When both caught the terrible 1918 Spanish Influenza that took the lives of tens of thousands, they offered all of their sufferings for sinners. Having been told by Our Lady that she would take him to heaven soon, Francisco declined hospital treatment, bearing enormous pain with a smile and without complaint, dying the day after his first Confession and first Holy Communion.

Our Lady appeared to Jacinta and asked if she wanted to stay on earth a little longer suffering to convert more sinners. She enthusiastically said yes. So the little girl allowed herself to be dragged from clinic to clinic, to have two of her ribs removed without anaesthesia, enduring bronchial pneumonia, a pulmonary abscess, an open ulcer on her side and tuberculosis, valiantly offering everything for the conversion of sinners and for the Holy Father, whom she knew from the visions would suffer much.
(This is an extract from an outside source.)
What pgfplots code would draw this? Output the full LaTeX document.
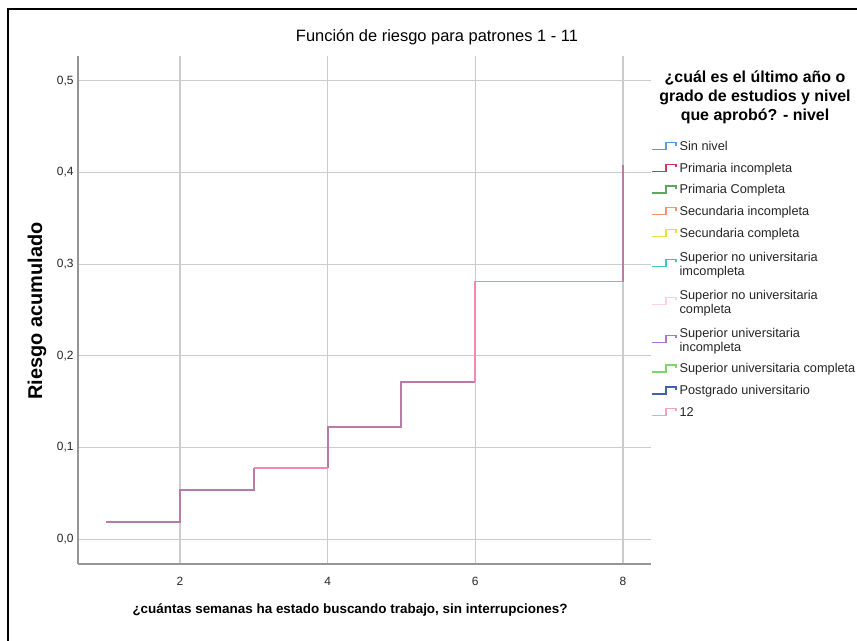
\documentclass[border=0pt]{standalone}
\usepackage{pgfplots}
\pgfplotsset{compat=1.18}
\usepackage{fontspec}
\setmainfont{Liberation Sans}
\definecolor{mauve}{HTML}{B87BA8}
\definecolor{rosa}{HTML}{F088B4}
\definecolor{gridc}{HTML}{CCCCCC}
\definecolor{axc}{HTML}{959595}
\definecolor{c1}{HTML}{5B9BE0}
\definecolor{c2}{HTML}{D6325A}
\definecolor{c3}{HTML}{5FA85F}
\definecolor{c4}{HTML}{F5956A}
\definecolor{c5}{HTML}{E8E040}
\definecolor{c6}{HTML}{40C8B8}
\definecolor{c7}{HTML}{FFD0E0}
\definecolor{c8}{HTML}{B070E0}
\definecolor{c9}{HTML}{80D860}
\definecolor{c10}{HTML}{4060B0}
\definecolor{c11}{HTML}{F4A0C4}
\newcommand{\dtop}{\rule{0pt}{11.5bp}}
\newcommand{\dbot}{\rule[-2.9bp]{0pt}{0pt}}
\begin{document}
\begin{tikzpicture}
\useasboundingbox (0,0) rectangle (857bp,641bp);
\fill[white] (0,0) rectangle (857bp,641bp);
\draw[black,line width=2bp] (8bp,0) -- (8bp,632bp) -- (857bp,632bp);
\begin{axis}[
  at={(78bp,77bp)}, anchor=south west,
  scale only axis, width=573bp, height=508bp,
  xmin=0.62, xmax=8.38, ymin=-0.027, ymax=0.527,
  xtick={2,4,6,8}, ytick={0,0.1,0.2,0.3,0.4,0.5},
  axis lines*=left,
  axis line style={-, axc, line width=1.5bp},
  major tick length=0pt,
  grid=major,
  major grid style={gridc, line width=1.2bp},
  /pgf/number format/assume math mode=true,
  tick label style={font=\fontsize{12}{14}\selectfont, text=black!85},
  yticklabel style={/pgf/number format/fixed, /pgf/number format/fixed zerofill, /pgf/number format/precision=1, /pgf/number format/use comma, xshift=-1bp},
  xticklabel style={yshift=-10bp},
  scaled y ticks=false,
  legend style={draw=none, fill=none, at={(1.0,0.8346)}, anchor=north west,
    font=\fontsize{12.8}{14}\selectfont, inner sep=0pt, row sep=9bp, column sep=2bp,
    cells={anchor=west, align=left}, nodes={inner sep=1bp, text=black!85}},
  legend cell align=left,
  legend image code/.code={\draw[#1, line width=1.4bp] (0bp,-3bp) -- (14bp,-3bp) -- (14bp,4bp) -- (24bp,4bp) -- (24bp,1bp);},
]
\addplot[mauve, line width=2bp, forget plot] coordinates {(1,0.019) (2,0.019) (2,0.054) (3,0.054) (3,0.078)};
\addplot[mauve, line width=2bp, forget plot] coordinates {(4,0.078) (4,0.122) (5,0.122) (5,0.171) (6,0.171)};
\addplot[mauve, line width=2bp, forget plot] coordinates {(8,0.281) (8,0.408)};
\addplot[draw=rosa, line width=1.6bp, forget plot] coordinates {(3,0.078) (4,0.078)};
\addplot[draw=rosa, line width=1.6bp, forget plot] coordinates {(6,0.171) (6,0.281) (8,0.281)};
\addlegendimage{c1}\addlegendentry{Sin nivel}
\addlegendimage{c2}\addlegendentry{Primaria incompleta}
\addlegendimage{c3}\addlegendentry{Primaria Completa}
\addlegendimage{c4}\addlegendentry{Secundaria incompleta}
\addlegendimage{c5}\addlegendentry{Secundaria completa}
\addlegendimage{c6}\addlegendentry{\dtop Superior no universitaria\\imcompleta\dbot}
\addlegendimage{c7}\addlegendentry{\dtop Superior no universitaria\\completa\dbot}
\addlegendimage{c8}\addlegendentry{\dtop Superior universitaria\\incompleta\dbot}
\addlegendimage{c9}\addlegendentry{Superior universitaria completa}
\addlegendimage{c10}\addlegendentry{Postgrado universitario}
\addlegendimage{c11}\addlegendentry{12}
\end{axis}
\node[font=\fontsize{16.5}{19}\selectfont] at (437bp,604bp) {Función de riesgo para patrones 1 - 11};
\node[font=\bfseries\fontsize{16}{19}\selectfont, align=center] at (755bp,544bp) {¿cuál es el último año o\\grado de estudios y nivel\\que aprobó? - nivel};
\node[font=\bfseries\fontsize{13.5}{16}\selectfont] at (350bp,31bp) {¿cuántas semanas ha estado buscando trabajo, sin interrupciones?};
\node[font=\bfseries\fontsize{20}{22}\selectfont, rotate=90] at (37bp,330bp) {Riesgo acumulado};
\end{tikzpicture}
\end{document}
In short, Francisco and Jacinta are about to be declared the youngest non-martyred saints not because they received apparitions from our Lady but because of the way they responded to the graces they received. And if they could become holy in so short a time, what ought to be the outcome of our life, with far more time and a century to ponder the ever relevant message of Our Lady and respond with childlike faith?